Last week, Sen. John McCain R-Ariz. denounced Sen. Rand Paul R-Ky. on the Senate floor after he spent nearly 13 hours protesting the Obama administration’s drone program. The U.S. Senator from Arizona, now in his twenty-sixth year of office, was unable to contain his dripping disdain usually reserved for his Democratic colleagues.
But McCain and Paul have never been friends, frequently clashing on major issues before the Senate, especially in 2011, when Paul took to the floor to protest one of McCain’s amendments to the Defense Authorization bill.

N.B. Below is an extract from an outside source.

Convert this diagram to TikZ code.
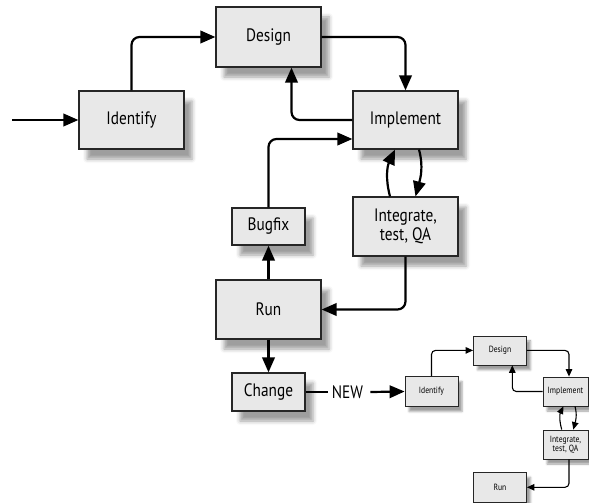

Paul’s argument was similar to that of his opposition of the executive power to authorize drone strikes: No executive should ever have the power to detain an American citizen without due process. “Now we’re saying that someone accused of a crime could be taken from America’s soil … and taken to Guantanamo Bay,” Paul said.
Paul added that if Americans are denied the right to due process under law then Congress was eroding the very foundations of American principals.
“Should we err today and remove some of the most important checks on state power in the name of fighting terrorism, well then the terrorists have won,” Paul added.
McCain reportedly hurried to the floor to defend his amendment against Paul’s insurrection. In response, McCain insisted that “facts were stubborn things,” frequently citing a report showing that 27 percent of released enemy combatants were returning to target Americans.
The senior senator forgot to turn off his cell phone, which rang from his pocket on the Senate floor as he criticized Paul’s argument.
“When they are enemy combatants, then they are subject to the rules and laws of war,” McCain stated finally.